Aim.
Repeat verbatim only the lines from the opening of the material below through the one that contains "(722,598) rectangle (1080,756);".

Dataset excerpt.
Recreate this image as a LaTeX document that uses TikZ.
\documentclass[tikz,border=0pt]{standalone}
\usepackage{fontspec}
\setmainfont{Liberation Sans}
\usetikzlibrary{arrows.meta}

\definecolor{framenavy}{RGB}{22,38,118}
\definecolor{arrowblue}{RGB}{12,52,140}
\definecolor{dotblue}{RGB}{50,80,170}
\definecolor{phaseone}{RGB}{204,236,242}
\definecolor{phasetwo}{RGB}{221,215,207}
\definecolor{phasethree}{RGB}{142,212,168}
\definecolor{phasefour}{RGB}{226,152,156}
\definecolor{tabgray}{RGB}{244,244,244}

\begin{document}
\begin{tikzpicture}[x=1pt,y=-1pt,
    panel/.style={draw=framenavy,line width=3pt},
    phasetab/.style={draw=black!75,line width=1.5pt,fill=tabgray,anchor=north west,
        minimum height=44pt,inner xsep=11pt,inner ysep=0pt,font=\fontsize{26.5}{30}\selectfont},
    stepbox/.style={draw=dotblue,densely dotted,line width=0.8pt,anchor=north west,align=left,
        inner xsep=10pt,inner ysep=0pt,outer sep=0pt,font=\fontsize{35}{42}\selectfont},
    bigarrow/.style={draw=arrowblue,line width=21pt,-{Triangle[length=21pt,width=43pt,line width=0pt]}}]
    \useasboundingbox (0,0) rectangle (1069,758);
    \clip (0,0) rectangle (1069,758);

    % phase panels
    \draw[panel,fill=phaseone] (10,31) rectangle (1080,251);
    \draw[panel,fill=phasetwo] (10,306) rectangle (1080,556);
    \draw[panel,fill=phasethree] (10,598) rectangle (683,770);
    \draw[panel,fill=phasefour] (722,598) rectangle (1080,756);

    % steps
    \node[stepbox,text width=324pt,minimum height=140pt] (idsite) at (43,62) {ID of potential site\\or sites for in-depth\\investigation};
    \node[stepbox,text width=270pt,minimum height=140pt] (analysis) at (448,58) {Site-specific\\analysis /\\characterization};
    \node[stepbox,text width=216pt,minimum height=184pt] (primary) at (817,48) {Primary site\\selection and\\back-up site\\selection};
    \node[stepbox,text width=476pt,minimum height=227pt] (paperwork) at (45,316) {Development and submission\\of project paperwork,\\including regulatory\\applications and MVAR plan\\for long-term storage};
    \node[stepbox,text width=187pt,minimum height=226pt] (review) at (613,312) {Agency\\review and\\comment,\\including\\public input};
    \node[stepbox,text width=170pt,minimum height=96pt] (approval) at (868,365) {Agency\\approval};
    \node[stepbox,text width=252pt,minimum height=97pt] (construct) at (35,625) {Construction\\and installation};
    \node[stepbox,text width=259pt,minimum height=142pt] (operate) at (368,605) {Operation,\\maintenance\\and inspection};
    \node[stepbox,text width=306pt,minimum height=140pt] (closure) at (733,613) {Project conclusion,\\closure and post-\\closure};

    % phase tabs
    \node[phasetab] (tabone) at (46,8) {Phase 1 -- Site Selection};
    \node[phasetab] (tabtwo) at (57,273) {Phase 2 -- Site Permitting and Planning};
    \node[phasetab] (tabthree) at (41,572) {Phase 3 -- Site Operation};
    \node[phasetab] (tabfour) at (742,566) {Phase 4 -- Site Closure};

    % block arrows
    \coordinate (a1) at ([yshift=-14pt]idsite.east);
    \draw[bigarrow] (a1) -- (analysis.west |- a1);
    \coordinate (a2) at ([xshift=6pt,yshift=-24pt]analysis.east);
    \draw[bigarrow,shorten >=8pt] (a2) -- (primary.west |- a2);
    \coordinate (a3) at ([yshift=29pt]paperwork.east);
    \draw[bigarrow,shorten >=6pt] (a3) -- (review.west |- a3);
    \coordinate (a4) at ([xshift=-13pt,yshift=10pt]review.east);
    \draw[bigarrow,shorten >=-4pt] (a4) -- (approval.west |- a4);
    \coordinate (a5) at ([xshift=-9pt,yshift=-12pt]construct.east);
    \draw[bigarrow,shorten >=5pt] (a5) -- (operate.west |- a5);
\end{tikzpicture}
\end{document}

Finished answer.
Recreate this image as a LaTeX document that uses TikZ.
\documentclass[tikz,border=0pt]{standalone}
\usepackage{fontspec}
\setmainfont{Liberation Sans}
\usetikzlibrary{arrows.meta}

\definecolor{framenavy}{RGB}{22,38,118}
\definecolor{arrowblue}{RGB}{12,52,140}
\definecolor{dotblue}{RGB}{50,80,170}
\definecolor{phaseone}{RGB}{204,236,242}
\definecolor{phasetwo}{RGB}{221,215,207}
\definecolor{phasethree}{RGB}{142,212,168}
\definecolor{phasefour}{RGB}{226,152,156}
\definecolor{tabgray}{RGB}{244,244,244}

\begin{document}
\begin{tikzpicture}[x=1pt,y=-1pt,
    panel/.style={draw=framenavy,line width=3pt},
    phasetab/.style={draw=black!75,line width=1.5pt,fill=tabgray,anchor=north west,
        minimum height=44pt,inner xsep=11pt,inner ysep=0pt,font=\fontsize{26.5}{30}\selectfont},
    stepbox/.style={draw=dotblue,densely dotted,line width=0.8pt,anchor=north west,align=left,
        inner xsep=10pt,inner ysep=0pt,outer sep=0pt,font=\fontsize{35}{42}\selectfont},
    bigarrow/.style={draw=arrowblue,line width=21pt,-{Triangle[length=21pt,width=43pt,line width=0pt]}}]
    \useasboundingbox (0,0) rectangle (1069,758);
    \clip (0,0) rectangle (1069,758);

    % phase panels
    \draw[panel,fill=phaseone] (10,31) rectangle (1080,251);
    \draw[panel,fill=phasetwo] (10,306) rectangle (1080,556);
    \draw[panel,fill=phasethree] (10,598) rectangle (683,770);
    \draw[panel,fill=phasefour] (722,598) rectangle (1080,756);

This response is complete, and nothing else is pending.